— BEGIN DATA PROVIDED —
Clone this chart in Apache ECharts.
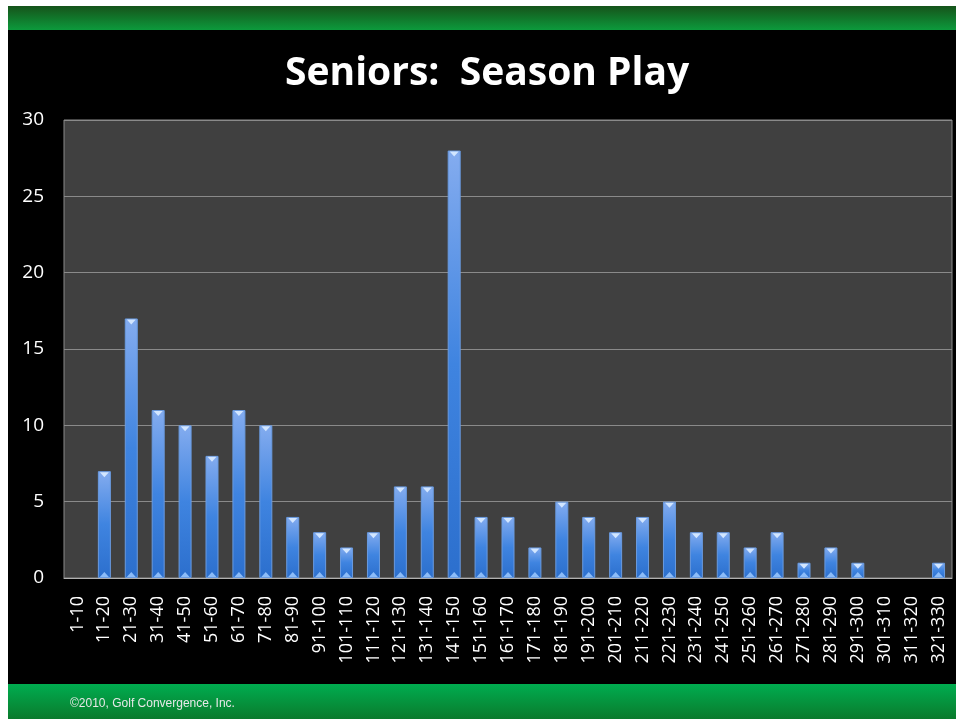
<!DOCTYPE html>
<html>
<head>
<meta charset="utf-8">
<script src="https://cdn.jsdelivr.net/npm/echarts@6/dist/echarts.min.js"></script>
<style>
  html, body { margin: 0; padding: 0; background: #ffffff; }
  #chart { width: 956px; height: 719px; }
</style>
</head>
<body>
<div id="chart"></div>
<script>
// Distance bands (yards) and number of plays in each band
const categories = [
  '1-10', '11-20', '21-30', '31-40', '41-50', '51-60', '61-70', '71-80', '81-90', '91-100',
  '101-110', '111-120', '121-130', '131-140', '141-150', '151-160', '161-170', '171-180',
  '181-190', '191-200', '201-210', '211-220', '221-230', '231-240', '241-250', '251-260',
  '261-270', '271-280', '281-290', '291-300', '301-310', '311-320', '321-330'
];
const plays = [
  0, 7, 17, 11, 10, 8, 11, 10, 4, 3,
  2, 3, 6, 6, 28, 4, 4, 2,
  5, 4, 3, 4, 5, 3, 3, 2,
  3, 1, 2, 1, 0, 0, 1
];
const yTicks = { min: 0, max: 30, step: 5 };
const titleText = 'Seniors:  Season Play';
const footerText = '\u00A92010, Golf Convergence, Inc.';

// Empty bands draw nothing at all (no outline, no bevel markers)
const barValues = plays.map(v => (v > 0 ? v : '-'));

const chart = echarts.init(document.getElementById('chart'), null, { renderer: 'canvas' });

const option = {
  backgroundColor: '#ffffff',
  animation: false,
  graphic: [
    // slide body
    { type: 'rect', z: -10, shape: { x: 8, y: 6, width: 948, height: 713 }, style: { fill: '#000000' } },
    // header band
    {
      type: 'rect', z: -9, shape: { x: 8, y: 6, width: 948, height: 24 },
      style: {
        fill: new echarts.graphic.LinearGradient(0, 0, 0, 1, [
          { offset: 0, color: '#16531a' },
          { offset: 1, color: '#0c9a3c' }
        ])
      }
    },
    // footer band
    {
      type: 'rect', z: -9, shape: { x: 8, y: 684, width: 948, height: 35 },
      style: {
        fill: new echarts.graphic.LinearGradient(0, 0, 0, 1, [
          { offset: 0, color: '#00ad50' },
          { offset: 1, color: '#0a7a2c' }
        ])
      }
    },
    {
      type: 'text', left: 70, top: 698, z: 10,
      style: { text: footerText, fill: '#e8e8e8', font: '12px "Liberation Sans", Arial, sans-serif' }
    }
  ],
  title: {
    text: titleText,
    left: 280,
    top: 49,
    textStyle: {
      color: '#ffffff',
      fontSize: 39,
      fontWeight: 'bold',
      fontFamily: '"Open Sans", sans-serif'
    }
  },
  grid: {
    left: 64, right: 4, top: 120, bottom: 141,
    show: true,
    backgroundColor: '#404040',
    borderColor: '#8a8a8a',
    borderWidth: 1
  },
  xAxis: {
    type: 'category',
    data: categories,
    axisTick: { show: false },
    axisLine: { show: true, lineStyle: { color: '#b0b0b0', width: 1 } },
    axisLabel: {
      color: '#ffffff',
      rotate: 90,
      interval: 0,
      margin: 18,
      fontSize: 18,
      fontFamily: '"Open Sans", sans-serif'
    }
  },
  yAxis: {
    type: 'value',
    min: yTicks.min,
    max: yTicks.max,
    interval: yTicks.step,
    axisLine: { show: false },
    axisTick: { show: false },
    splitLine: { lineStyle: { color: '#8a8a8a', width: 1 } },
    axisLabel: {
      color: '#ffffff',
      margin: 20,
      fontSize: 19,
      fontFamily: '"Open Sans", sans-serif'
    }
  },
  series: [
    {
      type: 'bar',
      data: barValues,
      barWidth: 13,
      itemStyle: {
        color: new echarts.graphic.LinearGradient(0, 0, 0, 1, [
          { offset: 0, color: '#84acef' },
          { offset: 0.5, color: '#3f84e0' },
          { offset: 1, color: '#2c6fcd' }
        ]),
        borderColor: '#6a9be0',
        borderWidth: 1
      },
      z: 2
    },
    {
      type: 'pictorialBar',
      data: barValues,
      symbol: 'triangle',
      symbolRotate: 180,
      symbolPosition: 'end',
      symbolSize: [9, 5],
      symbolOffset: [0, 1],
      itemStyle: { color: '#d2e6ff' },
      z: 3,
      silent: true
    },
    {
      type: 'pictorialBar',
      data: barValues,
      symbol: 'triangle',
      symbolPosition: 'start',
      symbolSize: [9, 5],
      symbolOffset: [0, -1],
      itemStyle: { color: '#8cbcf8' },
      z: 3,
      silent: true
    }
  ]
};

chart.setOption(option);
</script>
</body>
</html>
— END DATA PROVIDED —
DESCRIPTION OF THE TASK: The data should be printed again unchanged; leave its pictures out.

SOLUTION FOR THIS EXERCISE:
Clone this chart in Apache ECharts.
<!DOCTYPE html>
<html>
<head>
<meta charset="utf-8">
<script src="https://cdn.jsdelivr.net/npm/echarts@6/dist/echarts.min.js"></script>
<style>
  html, body { margin: 0; padding: 0; background: #ffffff; }
  #chart { width: 956px; height: 719px; }
</style>
</head>
<body>
<div id="chart"></div>
<script>
// Distance bands (yards) and number of plays in each band
const categories = [
  '1-10', '11-20', '21-30', '31-40', '41-50', '51-60', '61-70', '71-80', '81-90', '91-100',
  '101-110', '111-120', '121-130', '131-140', '141-150', '151-160', '161-170', '171-180',
  '181-190', '191-200', '201-210', '211-220', '221-230', '231-240', '241-250', '251-260',
  '261-270', '271-280', '281-290', '291-300', '301-310', '311-320', '321-330'
];
const plays = [
  0, 7, 17, 11, 10, 8, 11, 10, 4, 3,
  2, 3, 6, 6, 28, 4, 4, 2,
  5, 4, 3, 4, 5, 3, 3, 2,
  3, 1, 2, 1, 0, 0, 1
];
const yTicks = { min: 0, max: 30, step: 5 };
const titleText = 'Seniors:  Season Play';
const footerText = '\u00A92010, Golf Convergence, Inc.';

// Empty bands draw nothing at all (no outline, no bevel markers)
const barValues = plays.map(v => (v > 0 ? v : '-'));

const chart = echarts.init(document.getElementById('chart'), null, { renderer: 'canvas' });

const option = {
  backgroundColor: '#ffffff',
  animation: false,
  graphic: [
    // slide body
    { type: 'rect', z: -10, shape: { x: 8, y: 6, width: 948, height: 713 }, style: { fill: '#000000' } },
    // header band
    {
      type: 'rect', z: -9, shape: { x: 8, y: 6, width: 948, height: 24 },
      style: {
        fill: new echarts.graphic.LinearGradient(0, 0, 0, 1, [
          { offset: 0, color: '#16531a' },
          { offset: 1, color: '#0c9a3c' }
        ])
      }
    },
    // footer band
    {
      type: 'rect', z: -9, shape: { x: 8, y: 684, width: 948, height: 35 },
      style: {
        fill: new echarts.graphic.LinearGradient(0, 0, 0, 1, [
          { offset: 0, color: '#00ad50' },
          { offset: 1, color: '#0a7a2c' }
        ])
      }
    },
    {
      type: 'text', left: 70, top: 698, z: 10,
      style: { text: footerText, fill: '#e8e8e8', font: '12px "Liberation Sans", Arial, sans-serif' }
    }
  ],
  title: {
    text: titleText,
    left: 280,
    top: 49,
    textStyle: {
      color: '#ffffff',
      fontSize: 39,
      fontWeight: 'bold',
      fontFamily: '"Open Sans", sans-serif'
    }
  },
  grid: {
    left: 64, right: 4, top: 120, bottom: 141,
    show: true,
    backgroundColor: '#404040',
    borderColor: '#8a8a8a',
    borderWidth: 1
  },
  xAxis: {
    type: 'category',
    data: categories,
    axisTick: { show: false },
    axisLine: { show: true, lineStyle: { color: '#b0b0b0', width: 1 } },
    axisLabel: {
      color: '#ffffff',
      rotate: 90,
      interval: 0,
      margin: 18,
      fontSize: 18,
      fontFamily: '"Open Sans", sans-serif'
    }
  },
  yAxis: {
    type: 'value',
    min: yTicks.min,
    max: yTicks.max,
    interval: yTicks.step,
    axisLine: { show: false },
    axisTick: { show: false },
    splitLine: { lineStyle: { color: '#8a8a8a', width: 1 } },
    axisLabel: {
      color: '#ffffff',
      margin: 20,
      fontSize: 19,
      fontFamily: '"Open Sans", sans-serif'
    }
  },
  series: [
    {
      type: 'bar',
      data: barValues,
      barWidth: 13,
      itemStyle: {
        color: new echarts.graphic.LinearGradient(0, 0, 0, 1, [
          { offset: 0, color: '#84acef' },
          { offset: 0.5, color: '#3f84e0' },
          { offset: 1, color: '#2c6fcd' }
        ]),
        borderColor: '#6a9be0',
        borderWidth: 1
      },
      z: 2
    },
    {
      type: 'pictorialBar',
      data: barValues,
      symbol: 'triangle',
      symbolRotate: 180,
      symbolPosition: 'end',
      symbolSize: [9, 5],
      symbolOffset: [0, 1],
      itemStyle: { color: '#d2e6ff' },
      z: 3,
      silent: true
    },
    {
      type: 'pictorialBar',
      data: barValues,
      symbol: 'triangle',
      symbolPosition: 'start',
      symbolSize: [9, 5],
      symbolOffset: [0, -1],
      itemStyle: { color: '#8cbcf8' },
      z: 3,
      silent: true
    }
  ]
};

chart.setOption(option);
</script>
</body>
</html>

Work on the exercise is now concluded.